The CNES-CLS22 MDT (Fig. 8 (d)) is also noisy on the continental shelf, and there are still contours cutting the coast (associated with low geostrophic velocities). Coastal currents on the Scotian Shelf are more organized, but there still flows into the coast of central New Jersey. So CNES-CLS22 MDT is a significant improvement, but that there is still a way to go to bring MDT to the coast on broad shelves.

4.2.2 Quantitative validation with independent T/S profiles

The CNES-CLS22 and CNES-CLS18 MDTs are compared with independent data. Around 5% of the T/S profiles dataset are randomly selected from 2017 and kept for validation (independent data for CNES-CLS22 and CNES-CLS18 MDTs). The dynamic height estimated from T/S profiles (from a reference depth) characterizes a baroclinic component of the dynamic circulation. Whereas altimetry measures a height that is also influenced by baroclinic processes occurring from the reference depth to the bottom of the water column, and by barotropic processes. For validation purposes, we choose to keep only the deepest profiles (with a reference depth of 1900m), thus reducing the number of deep baroclinic processes not taken into account; this leaves us with a validation set of 2% of the database.

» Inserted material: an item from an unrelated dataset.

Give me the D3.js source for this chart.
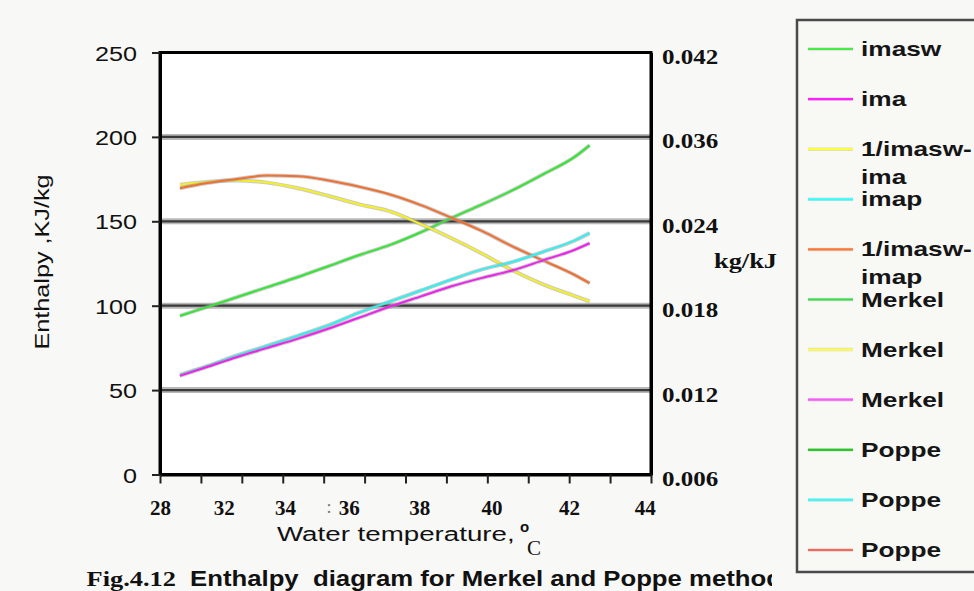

As a first step, we compare the CNES-CLS18 and CNES-CLS22 MDTs against these independent dynamic heights, by looking at the correlation of the ADT (SLA+MDT considered) and the independent dynamic heights (figures not shown). Correlations are calculated in boxes of 5° by 5° (with at least 20 data) and are high, mostly between 0.8 and 1 for both MDTs, and it is difficult to differentiate between them.
Secondly, Figure 9 (a) shows the mean bias per 5°X5° box between the ADT estimated from the CNES-CLS22 MDT and the independent dynamic heights. This global mean bias is 1.30 m, with spatial variations in the Norwegian Sea and to the south near Antarctica (equivalent for CNES-CLS18, not shown) and mainly represents the barotropic component not observed by the dynamic heights. This is why it is removed from the estimate of mean synthetic heights for the calculation of the MDT and the following validation diagnosis on Fig. 9 (b) shows a comparison between the variances of the differences (not considering the bias) between the different ADTs and the dynamic heights, in percent. In blue (in red), the variance of differences is reduced (increased) using CNES-CLS22 compared with CNES-CLS18.
Globally, we see an improvement in CNES-CLS22 MDT compared with CNES-CLS18, but this is not true in all regions. South of the Atlantic and the Indian Ocean (as far south as Australia), the variance of differences is reduced for CNES-CLS22 by more than 10% for many boxes (even if boxes of strong reduction are juxtaposed with boxes of increased variance of differences). Areas of degradation are concentrated in the north-western Atlantic, particularly south of Greenland, in the very north of the Pacific (along the Gulf of Alaska to the Fox Islands, and close to Russia) and in the south of the Pacific, where there are degradations of over 10% (also juxtaposed with improvement boxes).